* _What you should do_
Extract each line bearing the word "this".

* _Records with drawing code_
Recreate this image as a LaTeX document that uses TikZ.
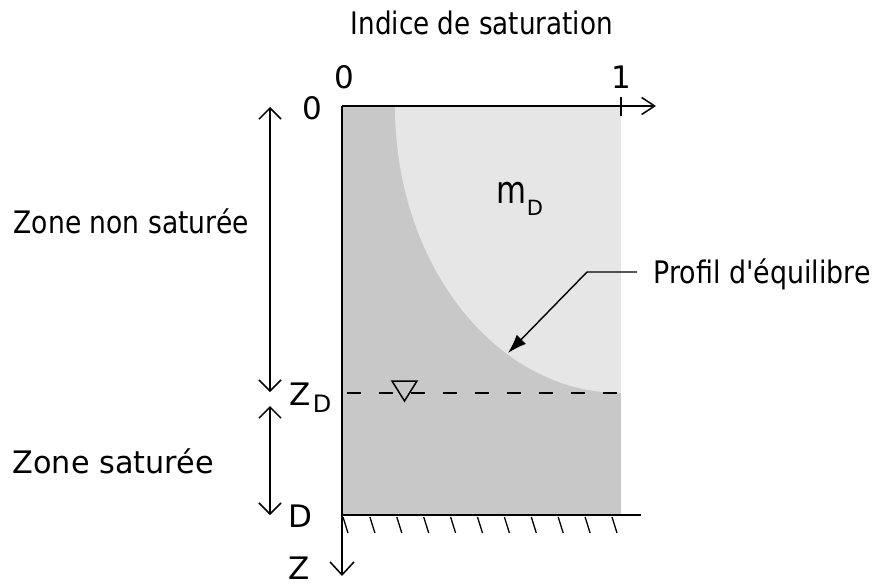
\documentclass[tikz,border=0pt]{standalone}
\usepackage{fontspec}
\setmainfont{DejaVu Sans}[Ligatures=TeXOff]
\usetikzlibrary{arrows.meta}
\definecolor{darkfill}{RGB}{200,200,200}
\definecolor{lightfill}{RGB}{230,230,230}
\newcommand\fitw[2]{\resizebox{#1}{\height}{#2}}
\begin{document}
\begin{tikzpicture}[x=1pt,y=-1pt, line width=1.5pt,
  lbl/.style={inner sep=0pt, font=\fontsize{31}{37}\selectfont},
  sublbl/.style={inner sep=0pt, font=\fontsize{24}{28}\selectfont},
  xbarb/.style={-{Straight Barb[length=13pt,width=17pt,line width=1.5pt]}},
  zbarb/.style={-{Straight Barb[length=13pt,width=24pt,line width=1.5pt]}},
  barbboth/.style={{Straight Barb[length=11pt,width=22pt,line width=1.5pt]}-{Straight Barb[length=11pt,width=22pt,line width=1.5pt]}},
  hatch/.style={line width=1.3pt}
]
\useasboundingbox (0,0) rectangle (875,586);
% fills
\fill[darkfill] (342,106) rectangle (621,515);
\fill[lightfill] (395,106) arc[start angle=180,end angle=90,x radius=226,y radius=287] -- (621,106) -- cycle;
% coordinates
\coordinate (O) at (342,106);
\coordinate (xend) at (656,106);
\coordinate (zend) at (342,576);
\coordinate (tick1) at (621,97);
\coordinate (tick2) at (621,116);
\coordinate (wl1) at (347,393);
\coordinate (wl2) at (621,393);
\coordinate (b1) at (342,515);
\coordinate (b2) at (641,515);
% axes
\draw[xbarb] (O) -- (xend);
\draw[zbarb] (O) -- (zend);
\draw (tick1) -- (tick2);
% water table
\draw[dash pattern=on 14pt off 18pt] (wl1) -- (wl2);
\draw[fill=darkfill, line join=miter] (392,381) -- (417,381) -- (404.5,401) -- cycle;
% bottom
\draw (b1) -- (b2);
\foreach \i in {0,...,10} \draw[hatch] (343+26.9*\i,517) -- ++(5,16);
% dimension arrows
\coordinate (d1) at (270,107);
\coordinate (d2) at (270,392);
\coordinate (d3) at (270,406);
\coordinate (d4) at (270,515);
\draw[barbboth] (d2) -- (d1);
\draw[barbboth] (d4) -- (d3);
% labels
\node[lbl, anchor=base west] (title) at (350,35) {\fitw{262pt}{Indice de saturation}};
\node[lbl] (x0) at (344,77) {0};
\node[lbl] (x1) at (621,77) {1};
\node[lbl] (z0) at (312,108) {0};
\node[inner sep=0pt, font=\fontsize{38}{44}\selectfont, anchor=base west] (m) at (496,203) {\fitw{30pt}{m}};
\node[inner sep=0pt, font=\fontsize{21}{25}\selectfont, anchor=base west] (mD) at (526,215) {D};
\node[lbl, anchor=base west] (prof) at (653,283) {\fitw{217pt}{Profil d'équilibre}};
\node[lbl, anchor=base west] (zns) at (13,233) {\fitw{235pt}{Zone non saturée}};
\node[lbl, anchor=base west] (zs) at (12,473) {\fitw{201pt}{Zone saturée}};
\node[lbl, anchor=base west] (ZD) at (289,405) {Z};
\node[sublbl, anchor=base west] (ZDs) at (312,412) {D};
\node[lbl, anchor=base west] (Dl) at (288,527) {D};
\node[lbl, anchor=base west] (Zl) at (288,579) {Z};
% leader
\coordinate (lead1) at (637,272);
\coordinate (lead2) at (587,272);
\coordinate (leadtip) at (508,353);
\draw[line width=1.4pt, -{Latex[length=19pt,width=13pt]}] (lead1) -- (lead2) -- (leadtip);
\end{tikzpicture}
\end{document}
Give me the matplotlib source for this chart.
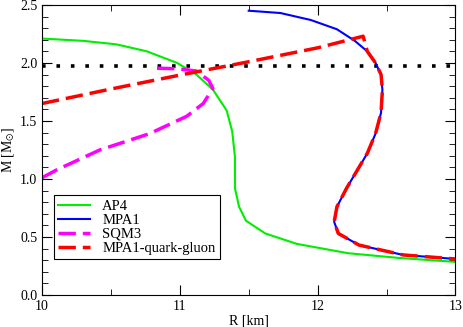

* _Task answer_
Recreate this image as a LaTeX document that uses TikZ.
Give me the matplotlib source for this chart.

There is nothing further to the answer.